After graduating with a print journalism degree from Western Kentucky University, Clinton worked for more than 20 years at The Dothan Eagle newspaper in Dothan, Alabama, as reporter, then managing editor. He is originally from Madisonville, Kentucky.
Clinton said his newspaper skills transferred to the tourism position, which he said is about providing information to the public and knowing how to communicate. In four years, Clinton grew the Lawrenceburg Tourism Facebook page from 400 to about 10,000 followers.
Clinton worked to promote events, and increased the presence of tourism in Anderson County to where it’s being recognized outside the area.
When he found the position in Boyle County, Clinton said he wanted the opportunity to work with more people. He likes the central Kentucky area, and said that since Danville is a little larger town, it has more events and things to promote.
“It’s just a great town with a lot going on, a lot of opportunities to promote businesses that are tourism-related and the events,” Clinton said.
When Rick Serres from CVB’s board of directors introduced Clinton to the Danville city commission, he said, “When we were interviewing [Clinton], this will make you proud, I said, ‘why would you want to move here from Lawrenceburg, home of Wild Turkey, Four Roses, and some other things?’ and he says, ‘because there’s more going on in Boyle County than there, and I want to be here.’”
Since starting at CVB, Clinton has met with numerous businesses and organizations in the county that have events, in order to promote things far in advance. He is working on CVB’s existing Facebook, Instagram and Twitter accounts to be more active, sharing events on their calendar. He wants to do more videos for their Youtube channel.
He also sends events to post on state-wide event calendars to attract people from outside of town. Clinton is looking for an assistant to help with social media and mailing brochures, so he can have more time to meet with businesses.
In Lawrenceburg, Clinton helped coordinate a show on the network KET all about Lawrenceburg and Anderson County. The show, called Downstream, highlighted landmarks like Young’s High Bridge and the county’s distilleries. Clinton is working to have the same show do an episode on Boyle County.
If finalized, the show would film a 30-minute episode focusing on locations that bring visitors to Boyle County. KET often re-runs their shows, so people can see those episodes for years after they premier. Clinton has also reached out to national TV shows.
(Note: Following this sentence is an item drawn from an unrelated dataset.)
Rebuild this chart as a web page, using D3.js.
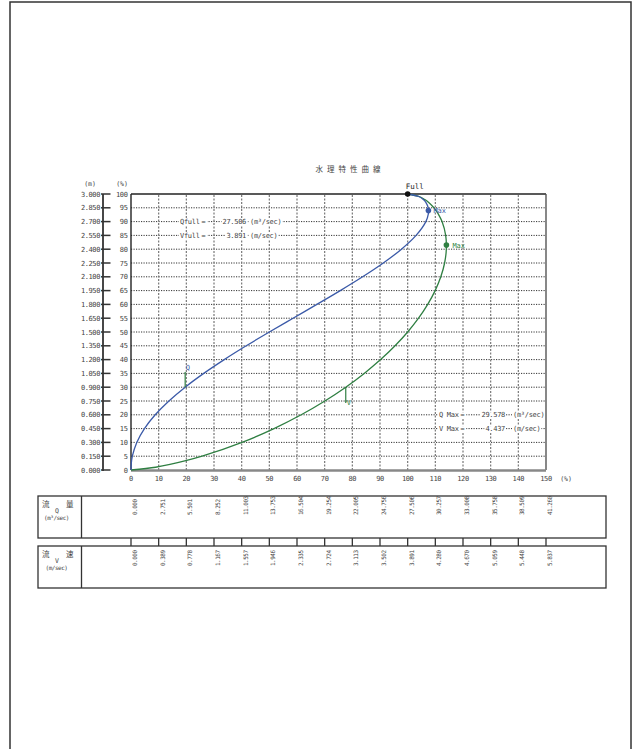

“There are a lot of shows that would potentially be interested in Danville and Boyle County because we have some interesting things here, such as the Dollhouse Museum, the Brass Band Festival, we have a lot of unique things here,” he said.
Clinton is also helping promote a Corvette Cruise-in event at Wilderness Trail Distillery on May 21. The event was held last year for the first time, and they had 219 corvettes show up. This year, Clinton has contacted more than 30 corvette clubs outside Kentucky to let them know about the event.
Clinton said he is always looking for new ways to bring people to Danville. He has lots of ideas and has been meeting with people about possible new events.
“What tourism is all about is quality of life for people who live here, because when you bring people in from the outside, they support local businesses by going to the businesses,” he said.